A vacinação contra a covid-19 não é obrigatória, mas apenas recomendada. Assim, coloca-se a questão de saber se é possível impor aos funcionários já atualmente empregados e/ou candidatos a novos empregos esta vacinação, e, bem assim, se existe fundamento legal para tal imposição.
Enquanto, por um lado, se pode alegar que a exigência de vacinação constituiria uma restrição inaceitável no acesso ao emprego, a questão torna-se ainda mais interessante se pensarmos que não estão apenas em causa direitos fundamentais do trabalhador/candidato que se recusa a ser vacinado, mas também os direitos inerentes aos restantes funcionários ou mesmo terceiros. Com efeito, o artigo 59.º, n.º 1, alínea c) da Constituição prevê expressamente que se constitui como direito fundamental do trabalhador, “a prestação do trabalho em condições de higiene, segurança e saúde”. Também o artigo 64.º do mesmo Diploma prevê direitos e deveres similares, como o direito à proteção da saúde e o dever de a defender e promover (n.º 1) ou o direito à melhoria sistemática das condições de vida e de trabalho (n.º 2, al. b)) onde se insere, designadamente, a promoção de um ambiente de trabalho “imune” à covid-19. Embora se possa alegar que a apresentação de teste negativo é suficiente para promover o direito à saúde dos restantes funcionários, não é menos verdade que a realização destes testes implica não só um rastreamento contínuo, mas pode envolver – a título de exemplo – falsos negativos e, de uma forma geral, não se revela como um meio suficientemente apto para a prossecução da imunidade pretendida.
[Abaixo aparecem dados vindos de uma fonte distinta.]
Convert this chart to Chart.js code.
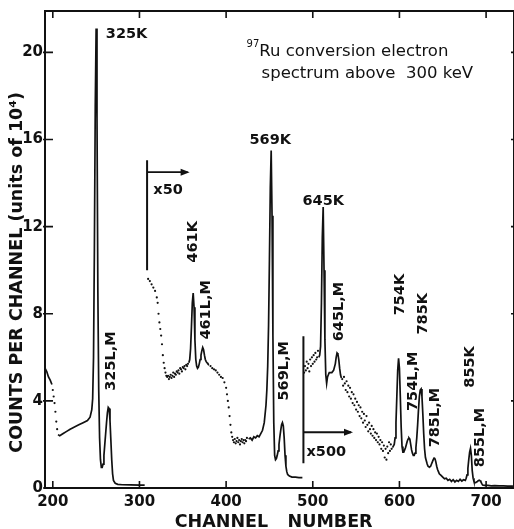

Por outro lado, o artigo 19.º, n.º 1 do Código do Trabalho prevê que o empregador “(…) não pode, para efeitos de admissão ou permanência no emprego, exigir a candidato a emprego ou a trabalhador a realização ou apresentação de testes ou exames médicos, de qualquer natureza, para comprovação das condições físicas ou psíquicas, salvo quando estes tenham por finalidade a proteção e segurança do trabalhador ou de terceiros, ou quando particulares exigências inerentes à atividade o justifiquem, devendo em qualquer caso ser fornecida por escrito ao candidato a emprego ou trabalhador a respetiva fundamentação.” A lei ressalva então a possibilidade de o empregador exigir ao trabalhador/candidato a apresentação de testes ou exames médicos quando estes tenham como finalidade a proteção e segurança do trabalhador ou de terceiros, mediante fundamentação adequada por escrito (embora esta apenas seja fornecida ao médico que, por sua vez, apenas transmitirá ao potencial empregador se o candidato está ou não apto para desempenhar a atividade).
O artigo 23.º, n.º 1, alínea b) do Código do Trabalho define o conceito de discriminação indireta como “ [a] disposição, critério ou prática aparentemente neutro [que] seja suscetível de colocar uma pessoa, por motivo de um fator de discriminação, numa posição de desvantagem comparativamente com outras, a não ser que essa disposição, critério ou prática seja objetivamente justificado por um fim legítimo e que os meios para o alcançar sejam adequados e necessários.”
Não se vislumbra discussão quanto à imunidade e segurança do local de trabalho enquanto fim legítimo. Resta então determinar, tanto a nível de admissão ou permanência no emprego, como ao nível da discriminação indireta, se a vacinação é, enquanto meio para a segurança no trabalho, adequada e necessária. Naturalmente, esta questão afeta direitos fundamentais, pelo que qualquer decisão a tomar sobre esta matéria deve passar pela discussão e decisão da Assembleia da República ou do Governo mediante autorização legislativa, tal como prevê o artigo 165.º, n.º 1, alínea a) da Constituição.
Não obstante, a nível de permanência no emprego, a imposição da vacinação parece ser manifestamente excessiva. No fim de contas, a recusa de vacinação não constitui um fundamento legítimo de cessação do contrato de trabalho e muito dificilmente será suportável em tribunal. Entretanto, não obstante esta ausência de pronúncia legislativa, a vacinação pode constituir-se, na prática, como um critério de exclusão de candidato ao emprego. O potencial empregador estará sempre atento à imunidade ao coronavírus no local de trabalho, especialmente no que concerne a atividades incompatíveis com o regime do teletrabalho (e/ou naquelas em que pode haver contacto próximo com o público), pelo que se revela urgente uma pronúncia legislativa e subsequente fiscalização pela Autoridade para as Condições do Trabalho.